Wednesday, June 03, 2009

Er, what is a recession anyway?


How to read the news we'll get at 11.30 am:

Tim Colebatch helps:

Recession: an imprecise term given to a sharp slowdown in the rate of economic growth or a modest decline in economic activity, as distinct from a depression which is a more severe and prolonged downturn. The Penguin Dictionary of Economics

"THEY'VE started already. On the radio, in the papers, on televison, they're telling us tomorrow's national accounts are likely to show Australia is now "officially" in recession, or at least, in "technical recession".

Well, here's a scoop. Tomorrow's national accounts will not declare the economy officially in recession. They won't even say it's in technical recession.

I'm sure of that, not because I know what the figures will say, but because I know what they won't say...

They will not show the economy to be officially in recession for one good reason: there is no official definition of a recession.

Nor will it be in "technical recession". There is no technical definition either.

Recessions deliver as much economic trauma as you and I are ever likely to see, but economists have no agreed definition of what they are. Even the eight-volume, 7680-page New Palgrave Dictionary of Economics does not define a recession.

Wait on, you say, I know what a recession is! A country is in recession if it has two consecutive quarters of negative growth. Isn't that the definition of a recession?

No, it isn't. I can't think of any economist who endorses it. As ANZ chief economist Saul Eslake has put it, it's a silly definition — and Eslake chose that adjective only because he's a polite bloke.

I don't know where the two-consecutive-quarters definition came from. Wikipedia attributes it to an article in The New York Times in 1975 by one Julius Shiskin, who suggested it as one of the signs of a recession. My guess is that it became the "official definition" because the media want to have some simple measure that everyone can see.

But this one doesn't work. I'll tell you why.

. First, quarterly measures of growth are notoriously bumpy. Take the recession of 1974-75, the one under the Whitlam government, when the long postwar boom finally ended, and unemployment soared from 2 per cent to 5 per cent.

In 1974, seasonally adjusted GDP rose by just 0.1 per cent in March, crashed by 2.9 per cent in June, rebounded a bit in September, then fell again in December. Unemployment shot up from 2.1 per cent to 5.4 per cent in nine months, yet on this definition, there was no recession: the falls in GDP were not consecutive.

Then in 1975, when the Government's stimulus kicked in in the June quarter, GDP jumped a phenomenal 3.2 per cent in one hit. Not surprisingly, it then slipped back in the next two quarters. Bingo! On the silly definition, the 1974-75 recession finally began in late 1975, as the economy was picking itself up!
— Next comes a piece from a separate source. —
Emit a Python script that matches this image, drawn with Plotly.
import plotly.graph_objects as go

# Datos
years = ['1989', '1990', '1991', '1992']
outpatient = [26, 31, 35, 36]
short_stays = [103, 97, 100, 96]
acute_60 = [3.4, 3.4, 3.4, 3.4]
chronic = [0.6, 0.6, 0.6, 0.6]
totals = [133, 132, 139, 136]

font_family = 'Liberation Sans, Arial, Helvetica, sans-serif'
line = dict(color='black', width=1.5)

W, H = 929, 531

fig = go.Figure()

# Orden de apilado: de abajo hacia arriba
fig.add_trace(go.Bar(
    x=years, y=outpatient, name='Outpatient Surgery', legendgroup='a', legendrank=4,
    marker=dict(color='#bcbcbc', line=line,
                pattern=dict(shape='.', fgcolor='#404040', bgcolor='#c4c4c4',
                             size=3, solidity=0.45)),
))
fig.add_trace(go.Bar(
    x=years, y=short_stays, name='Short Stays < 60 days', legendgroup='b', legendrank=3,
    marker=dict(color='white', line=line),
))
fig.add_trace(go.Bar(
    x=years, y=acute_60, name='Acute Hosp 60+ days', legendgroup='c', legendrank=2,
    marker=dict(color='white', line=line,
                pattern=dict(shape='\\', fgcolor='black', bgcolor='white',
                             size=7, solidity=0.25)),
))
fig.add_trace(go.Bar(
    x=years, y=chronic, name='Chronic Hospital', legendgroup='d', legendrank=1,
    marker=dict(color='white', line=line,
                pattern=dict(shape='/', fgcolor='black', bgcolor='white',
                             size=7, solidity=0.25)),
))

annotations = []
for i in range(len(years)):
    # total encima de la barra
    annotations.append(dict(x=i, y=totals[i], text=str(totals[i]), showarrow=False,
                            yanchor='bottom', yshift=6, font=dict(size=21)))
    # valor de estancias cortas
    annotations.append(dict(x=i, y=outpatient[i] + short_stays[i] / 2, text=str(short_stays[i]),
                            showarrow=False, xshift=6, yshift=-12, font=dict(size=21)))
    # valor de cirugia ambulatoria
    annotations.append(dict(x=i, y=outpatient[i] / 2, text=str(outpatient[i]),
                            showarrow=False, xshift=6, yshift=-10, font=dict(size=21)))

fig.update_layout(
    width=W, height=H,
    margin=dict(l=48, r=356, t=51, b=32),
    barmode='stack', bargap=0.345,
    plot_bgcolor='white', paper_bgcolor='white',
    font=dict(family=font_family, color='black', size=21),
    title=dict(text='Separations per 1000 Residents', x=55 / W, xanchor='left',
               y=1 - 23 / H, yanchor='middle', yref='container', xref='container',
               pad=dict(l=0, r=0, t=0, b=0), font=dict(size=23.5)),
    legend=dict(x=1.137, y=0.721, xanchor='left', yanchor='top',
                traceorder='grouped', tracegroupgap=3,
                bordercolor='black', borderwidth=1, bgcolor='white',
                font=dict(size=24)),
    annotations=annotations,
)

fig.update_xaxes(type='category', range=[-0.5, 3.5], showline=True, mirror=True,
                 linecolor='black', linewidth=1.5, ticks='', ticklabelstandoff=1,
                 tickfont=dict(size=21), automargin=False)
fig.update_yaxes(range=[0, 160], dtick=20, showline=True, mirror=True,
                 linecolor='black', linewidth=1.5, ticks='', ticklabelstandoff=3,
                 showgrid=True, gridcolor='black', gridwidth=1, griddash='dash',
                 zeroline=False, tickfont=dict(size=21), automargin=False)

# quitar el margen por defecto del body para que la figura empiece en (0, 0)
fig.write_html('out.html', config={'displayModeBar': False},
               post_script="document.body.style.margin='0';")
A second example: Korea today. One of the world's most successful economies, South Korea slowed to a crawl in mid-2008 as export markets collapsed. Then came the market crash in September/October, and Korea crashed too. In the December quarter its output plunged 5.1 per cent (Koreans never do things by halves). That was followed by a "dead cat bounce" in March of 0.1 per cent growth. So if you believe the silly definition, Korea is not in recession, because it's had only one quarter of negative growth.

. Second, the real bottom line for the economy is not GDP, but GDP per head. Suppose two countries have GDP growing at 2 per cent, but one has zero population growth, while the other's population is growing by 4 per cent. If both grow at the same pace, then one country is getting richer, but the other is getting poorer. The two-quarters definition doesn't recognise any difference.

So what should we use? Saul Eslake says the best single measure is unemployment. If the unemployment rate rises by 1.5 percentage points within a year, then we're in recession. For 2008-09, on that rule, we went into recession in March, slipped out again in April, but are likely to return to recession in May.

That is better, but it would be better to use a range of indicators. That's what they do in the US, where the National Bureau of Economic Research chooses a panel of widely respected macroeconomists to decide when the country is in recession, and when it has emerged from it.

Their definition is a broad one: "A recession is a significant decline in economic activity spread across the economy, lasting more than a few months, normally visible in production, employment, real income, and other indicators."

They focus on employment and GDP measures equally, and other economy-wide measures. It's an exercise in professional judgement, not the automatic application of a single rule. And in their judgement, the US economy peaked in December 2007 and went into recession in January 2008.

The Melbourne Institute also uses a variety of measures to estimate when the economy is going forwards or backwards. Right now, somewhat surprisingly, its measures shows Australia still growing slowly in March. But the project's director, Professor Guay Lim, says tomorrow's figures could change that.

I say let common sense rule. GDP per head has been falling since March last year. Unemployment also hit bottom at that time, and since then it has risen by roughly 175,000. That tells us the economy has been going backwards, receding, in recession, for a year or more.

The really interesting questions are why it went into recession so long ago — and what is the best way out of it."